Жертвенность в произведениях поэтов рубежной эпохи нередко оборачивалась мотивом обречённости на жертву. М. Цветаева шла к трагическому концу через образы своих героинь – Федру, Ариадну, лирическую героиню "Поэмы Конца" и "Поэмы Воздуха", а также многочисленные посвящения друзьям, ушедшим в небытие, шла неистово, добровольно, освобождаясь через смерть от "грехов своего мира". В этом смысле, по утверждению Ю. М. Лотмана, от слов Гамлета до размышлений Вертера, от романов Ф. М. Достоевского до цветаевского "отказываюсь быть" самоубийство вбирало в себя идею высшего бунта. "Не ждать, пока настигнет Рок, а пойти ему навстречу и с ним ринуться в бездну", – подобными мотивами была пронизана лирика Ф. Ницше, его "Дионисийские дифирамбы", "Жалоба Ариадны" и др.
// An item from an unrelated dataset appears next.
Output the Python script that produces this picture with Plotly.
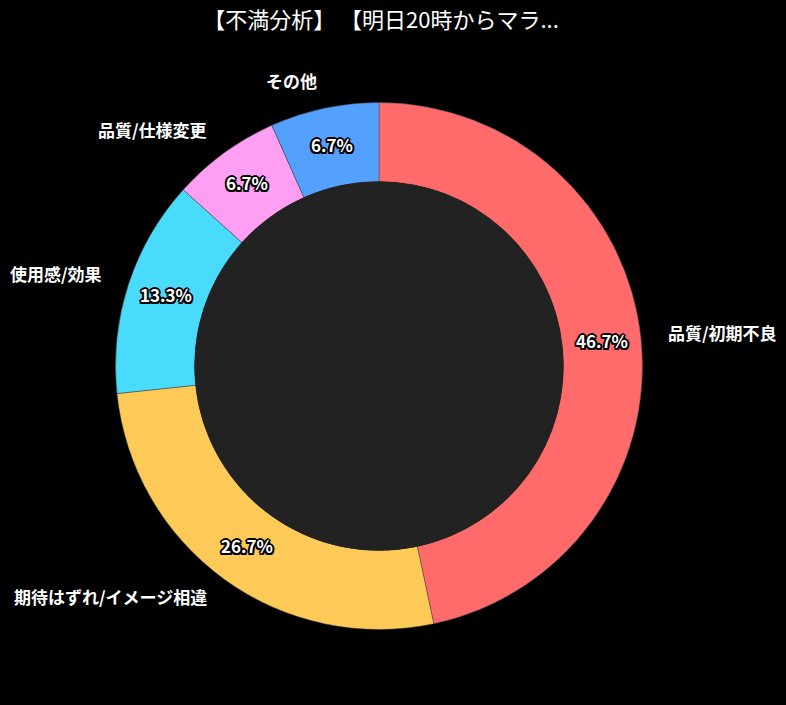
import math
import plotly.graph_objects as go

# 不満分析のデータ
labels = ["品質/初期不良", "期待はずれ/イメージ相違", "使用感/効果", "品質/仕様変更", "その他"]
counts = [7, 4, 2, 1, 1]
colors = ["#ff6b6b", "#feca57", "#48dbfb", "#ff9ff3", "#54a0ff"]
title_text = "【不満分析】 【明日20時からマラ..."

W, H = 786, 705
cx, cy = 379, 366          # 円の中心 (px)
r_out, hole = 263.5, 0.70
r_in = r_out * hole
r_mid = (r_out + r_in) / 2
r_lab = 289

font = "Noto Sans CJK JP"
outline = ("-1.5px -1.5px 0 #000, 1.5px -1.5px 0 #000, -1.5px 1.5px 0 #000, 1.5px 1.5px 0 #000, "
           "0 -2px 0 #000, 0 2px 0 #000, -2px 0 0 #000, 2px 0 0 #000")

fig = go.Figure()
fig.add_trace(go.Pie(
    labels=labels,
    values=counts,
    hole=hole,
    sort=False,
    direction="clockwise",
    rotation=0,
    marker=dict(colors=colors, line=dict(color="#444444", width=0.5)),
    textinfo="none",
    hoverinfo="label+percent",
    showlegend=False,
    domain=dict(x=[(cx - r_out) / W, (cx + r_out) / W],
                y=[(H - cy - r_out) / H, (H - cy + r_out) / H]),
))

# 中央の円
fig.add_shape(type="circle", xref="paper", yref="paper",
              x0=(cx - r_in) / W, x1=(cx + r_in) / W,
              y0=(H - cy - r_in) / H, y1=(H - cy + r_in) / H,
              fillcolor="#222222", line=dict(width=0), layer="above")

total = sum(counts)
cum = 0
for lab, v in zip(labels, counts):
    mid = (cum + v / 2) / total * 2 * math.pi
    cum += v
    s, c = math.sin(mid), math.cos(mid)
    # パーセント
    px, py = cx + r_mid * s, cy - r_mid * c - 2
    fig.add_annotation(x=px / W, y=1 - py / H, xref="paper", yref="paper",
                       text=f"{v / total * 100:.1f}%", showarrow=False,
                       xanchor="center", yanchor="middle",
                       font=dict(family=font, size=17, color="white",
                                 weight="bold", shadow=outline))
    # 外側ラベル
    lx, ly = cx + r_lab * s, cy - r_lab * c - 3
    fig.add_annotation(x=lx / W, y=1 - ly / H, xref="paper", yref="paper",
                       text=lab, showarrow=False,
                       xanchor="left" if s > 0 else "right", yanchor="middle",
                       font=dict(family=font, size=17, color="white", weight="bold"))

fig.update_layout(
    width=W, height=H,
    paper_bgcolor="black",
    plot_bgcolor="black",
    margin=dict(l=0, r=0, t=0, b=0),
    title=dict(text=title_text, x=381 / W, xanchor="center", y=1 - 20 / H, yanchor="middle",
               font=dict(family=font, size=22, color="white")),
)

fig.write_html("out.html", config={"displayModeBar": False},
               post_script="document.body.style.margin='0';document.body.style.background='black';")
Высший суд Ницше признавал за человеком: "Мой единственный собеседник, / мой величайший враг, / мой неизвестный мучитель, / мой Бог-палач!".

Размышляя об избранных Богом и отверженных землёй поэтах, М. Цветаева обращается на страницах журнала "Своими путями" к К. Бальмонту: "Что поэт назовёт здесь своим – кроме пути? Что сможет, что захочет назвать своим, – кроме пути?". И сама же отвечает: "Путь – единственная собственность "беспутных"! Единственный возможный для них случай собственности и единственный, вообще, случай, когда собственность – священна: одинокие пути творчества".

Стало правилом изображение страданий художника от невозможности обретения им покоя как в собственной душе, так и в своём неблагополучном отечестве. "Рябину / Рубили / Зорькою. / Рябина – / Судьбина / Горькая. / Рябина – / Седыми / Спусками… / Рябина! / Судьбина / Русская", – напишет Цветаева в 1934 году, сопрягая свою судьбу с трагической судьбой своего народа. "Пылающая и горькая рябина" станет символом пути поэта. Красная кисть рябины ассоциируется с красной ветвью Перуна – образом огня, пламени, жара, символом высокой духовности, чистоты и святости. "Красною кистью / Рябина зажглась. / Падали листья. / Я родилась", – звучит по аналогии с зажжённой звездой, человеческой жизнью, судьбой.